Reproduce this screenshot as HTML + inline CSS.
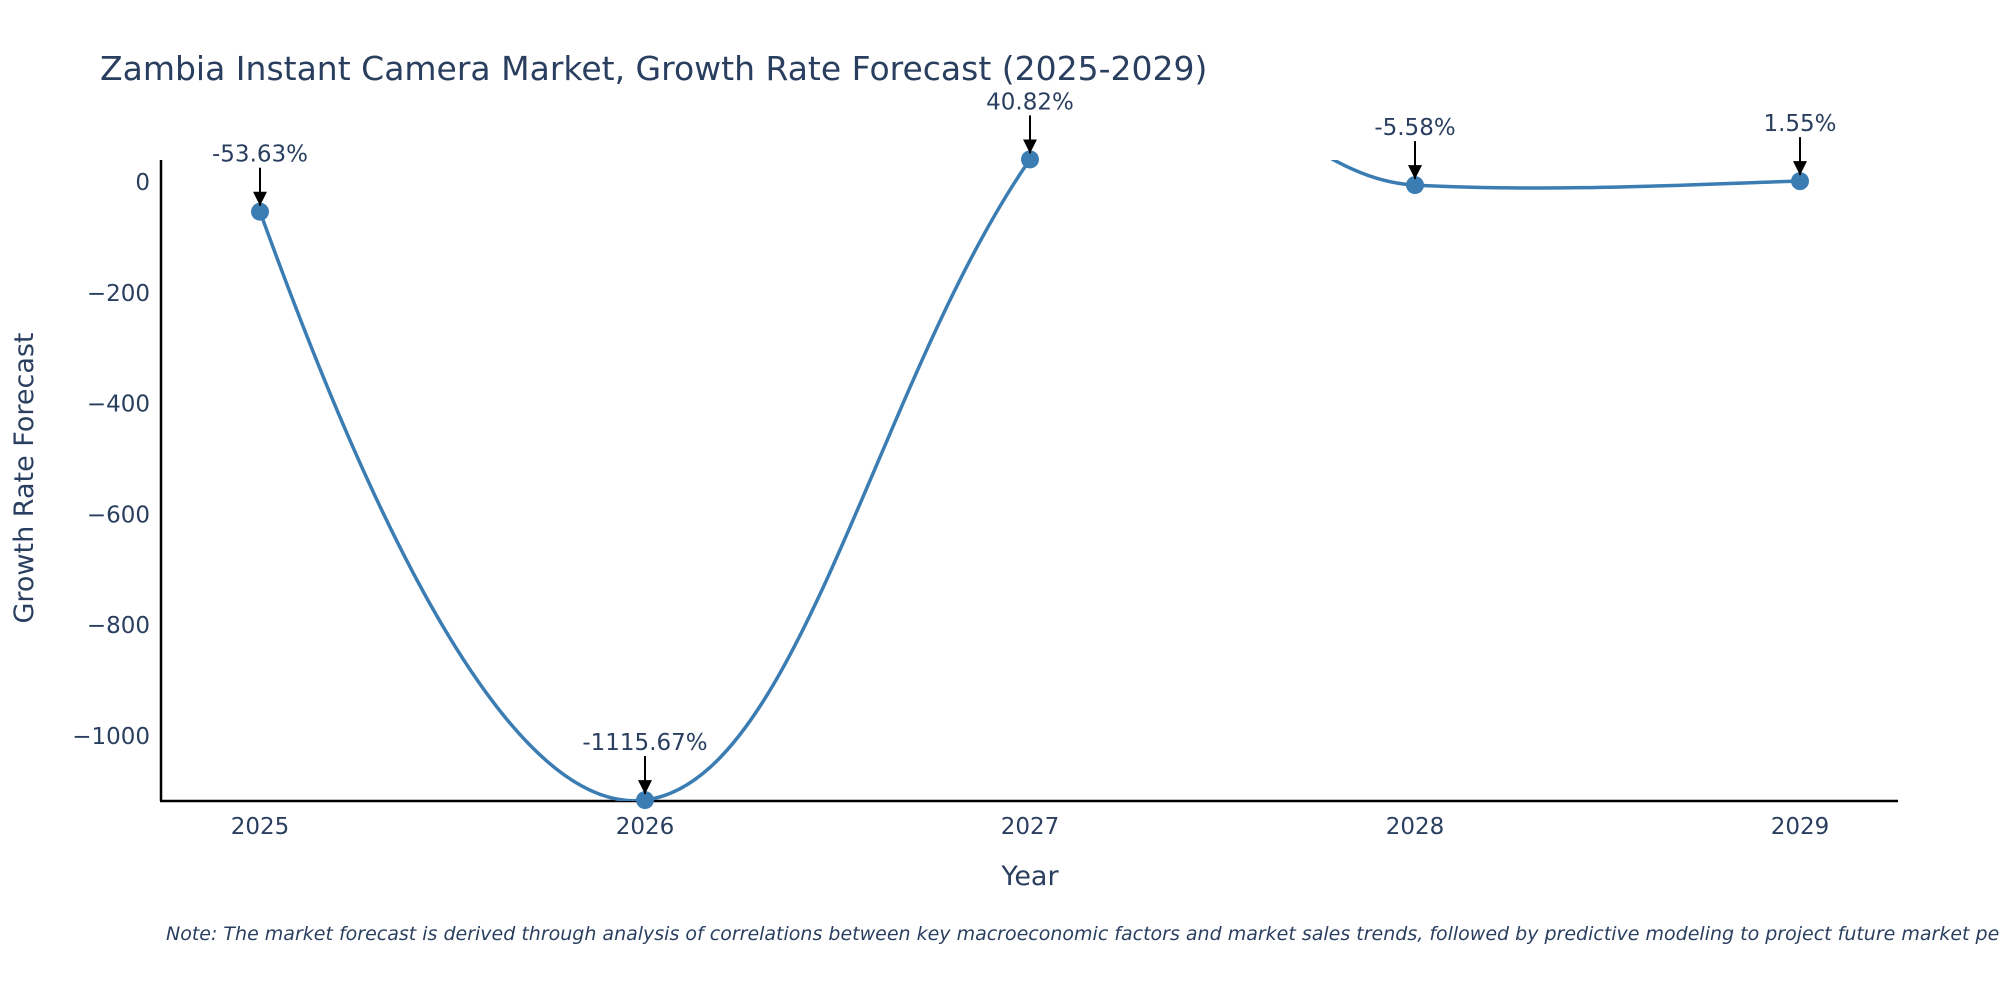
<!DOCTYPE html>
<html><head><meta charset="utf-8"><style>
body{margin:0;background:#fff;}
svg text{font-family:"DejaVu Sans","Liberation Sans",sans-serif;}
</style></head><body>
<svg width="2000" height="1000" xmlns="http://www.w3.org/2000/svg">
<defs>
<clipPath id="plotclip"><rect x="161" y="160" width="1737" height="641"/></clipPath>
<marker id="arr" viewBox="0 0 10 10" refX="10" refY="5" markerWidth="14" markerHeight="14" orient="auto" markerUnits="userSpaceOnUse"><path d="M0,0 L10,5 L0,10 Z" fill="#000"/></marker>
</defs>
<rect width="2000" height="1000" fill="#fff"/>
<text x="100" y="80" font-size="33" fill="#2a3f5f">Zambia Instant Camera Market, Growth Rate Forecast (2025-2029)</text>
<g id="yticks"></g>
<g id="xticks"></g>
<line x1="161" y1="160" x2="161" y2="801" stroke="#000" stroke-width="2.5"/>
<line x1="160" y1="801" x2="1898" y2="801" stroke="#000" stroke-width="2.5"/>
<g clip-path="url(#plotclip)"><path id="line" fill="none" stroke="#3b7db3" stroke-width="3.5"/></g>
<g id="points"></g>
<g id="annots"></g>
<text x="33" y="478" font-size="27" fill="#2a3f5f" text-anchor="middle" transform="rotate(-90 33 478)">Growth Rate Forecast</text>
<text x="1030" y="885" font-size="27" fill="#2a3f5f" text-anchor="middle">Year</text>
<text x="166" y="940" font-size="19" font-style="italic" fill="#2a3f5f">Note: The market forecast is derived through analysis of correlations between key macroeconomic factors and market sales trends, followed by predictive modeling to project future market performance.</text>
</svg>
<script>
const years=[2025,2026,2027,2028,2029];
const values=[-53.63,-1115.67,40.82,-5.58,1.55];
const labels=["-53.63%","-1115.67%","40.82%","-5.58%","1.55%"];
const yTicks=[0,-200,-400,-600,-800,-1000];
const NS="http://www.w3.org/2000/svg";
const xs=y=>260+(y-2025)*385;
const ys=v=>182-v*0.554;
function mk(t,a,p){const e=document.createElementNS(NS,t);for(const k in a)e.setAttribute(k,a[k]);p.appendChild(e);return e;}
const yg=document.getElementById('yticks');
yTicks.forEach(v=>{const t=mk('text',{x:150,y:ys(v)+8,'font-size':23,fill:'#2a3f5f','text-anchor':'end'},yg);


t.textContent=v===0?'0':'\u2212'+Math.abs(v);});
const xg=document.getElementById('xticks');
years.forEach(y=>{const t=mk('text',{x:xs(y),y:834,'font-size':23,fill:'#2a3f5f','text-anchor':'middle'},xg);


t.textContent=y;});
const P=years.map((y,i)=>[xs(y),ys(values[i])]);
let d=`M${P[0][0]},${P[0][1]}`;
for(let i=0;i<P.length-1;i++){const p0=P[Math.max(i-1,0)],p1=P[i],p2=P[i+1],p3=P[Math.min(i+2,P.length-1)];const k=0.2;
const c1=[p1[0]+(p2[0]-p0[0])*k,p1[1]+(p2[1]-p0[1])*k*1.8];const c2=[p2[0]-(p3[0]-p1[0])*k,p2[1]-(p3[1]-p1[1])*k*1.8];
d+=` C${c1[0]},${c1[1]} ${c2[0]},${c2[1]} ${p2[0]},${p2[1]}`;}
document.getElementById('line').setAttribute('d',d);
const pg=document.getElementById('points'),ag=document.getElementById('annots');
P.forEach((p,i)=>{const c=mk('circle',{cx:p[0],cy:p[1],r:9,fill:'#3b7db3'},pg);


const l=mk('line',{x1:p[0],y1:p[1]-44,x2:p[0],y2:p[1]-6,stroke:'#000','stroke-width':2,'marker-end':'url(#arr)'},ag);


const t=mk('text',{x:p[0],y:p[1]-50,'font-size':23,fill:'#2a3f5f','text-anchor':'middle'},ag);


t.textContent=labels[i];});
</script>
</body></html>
****
== Description of the task ==
Pictures in the data above should not be copied; transcribe everything else exactly.

== Expected answer ==
Reproduce this screenshot as HTML + inline CSS.
<!DOCTYPE html>
<html><head><meta charset="utf-8"><style>
body{margin:0;background:#fff;}
svg text{font-family:"DejaVu Sans","Liberation Sans",sans-serif;}
</style></head><body>
<svg width="2000" height="1000" xmlns="http://www.w3.org/2000/svg">
<defs>
<clipPath id="plotclip"><rect x="161" y="160" width="1737" height="641"/></clipPath>
<marker id="arr" viewBox="0 0 10 10" refX="10" refY="5" markerWidth="14" markerHeight="14" orient="auto" markerUnits="userSpaceOnUse"><path d="M0,0 L10,5 L0,10 Z" fill="#000"/></marker>
</defs>
<rect width="2000" height="1000" fill="#fff"/>
<text x="100" y="80" font-size="33" fill="#2a3f5f">Zambia Instant Camera Market, Growth Rate Forecast (2025-2029)</text>
<g id="yticks"></g>
<g id="xticks"></g>
<line x1="161" y1="160" x2="161" y2="801" stroke="#000" stroke-width="2.5"/>
<line x1="160" y1="801" x2="1898" y2="801" stroke="#000" stroke-width="2.5"/>
<g clip-path="url(#plotclip)"><path id="line" fill="none" stroke="#3b7db3" stroke-width="3.5"/></g>
<g id="points"></g>
<g id="annots"></g>
<text x="33" y="478" font-size="27" fill="#2a3f5f" text-anchor="middle" transform="rotate(-90 33 478)">Growth Rate Forecast</text>
<text x="1030" y="885" font-size="27" fill="#2a3f5f" text-anchor="middle">Year</text>
<text x="166" y="940" font-size="19" font-style="italic" fill="#2a3f5f">Note: The market forecast is derived through analysis of correlations between key macroeconomic factors and market sales trends, followed by predictive modeling to project future market performance.</text>
</svg>
<script>
const years=[2025,2026,2027,2028,2029];
const values=[-53.63,-1115.67,40.82,-5.58,1.55];
const labels=["-53.63%","-1115.67%","40.82%","-5.58%","1.55%"];
const yTicks=[0,-200,-400,-600,-800,-1000];
const NS="http://www.w3.org/2000/svg";
const xs=y=>260+(y-2025)*385;
const ys=v=>182-v*0.554;
function mk(t,a,p){const e=document.createElementNS(NS,t);for(const k in a)e.setAttribute(k,a[k]);p.appendChild(e);return e;}
const yg=document.getElementById('yticks');
yTicks.forEach(v=>{const t=mk('text',{x:150,y:ys(v)+8,'font-size':23,fill:'#2a3f5f','text-anchor':'end'},yg);


t.textContent=v===0?'0':'\u2212'+Math.abs(v);});
const xg=document.getElementById('xticks');
years.forEach(y=>{const t=mk('text',{x:xs(y),y:834,'font-size':23,fill:'#2a3f5f','text-anchor':'middle'},xg);


t.textContent=y;});
const P=years.map((y,i)=>[xs(y),ys(values[i])]);
let d=`M${P[0][0]},${P[0][1]}`;
for(let i=0;i<P.length-1;i++){const p0=P[Math.max(i-1,0)],p1=P[i],p2=P[i+1],p3=P[Math.min(i+2,P.length-1)];const k=0.2;
const c1=[p1[0]+(p2[0]-p0[0])*k,p1[1]+(p2[1]-p0[1])*k*1.8];const c2=[p2[0]-(p3[0]-p1[0])*k,p2[1]-(p3[1]-p1[1])*k*1.8];
d+=` C${c1[0]},${c1[1]} ${c2[0]},${c2[1]} ${p2[0]},${p2[1]}`;}
document.getElementById('line').setAttribute('d',d);
const pg=document.getElementById('points'),ag=document.getElementById('annots');
P.forEach((p,i)=>{const c=mk('circle',{cx:p[0],cy:p[1],r:9,fill:'#3b7db3'},pg);


const l=mk('line',{x1:p[0],y1:p[1]-44,x2:p[0],y2:p[1]-6,stroke:'#000','stroke-width':2,'marker-end':'url(#arr)'},ag);


const t=mk('text',{x:p[0],y:p[1]-50,'font-size':23,fill:'#2a3f5f','text-anchor':'middle'},ag);


t.textContent=labels[i];});
</script>
</body></html>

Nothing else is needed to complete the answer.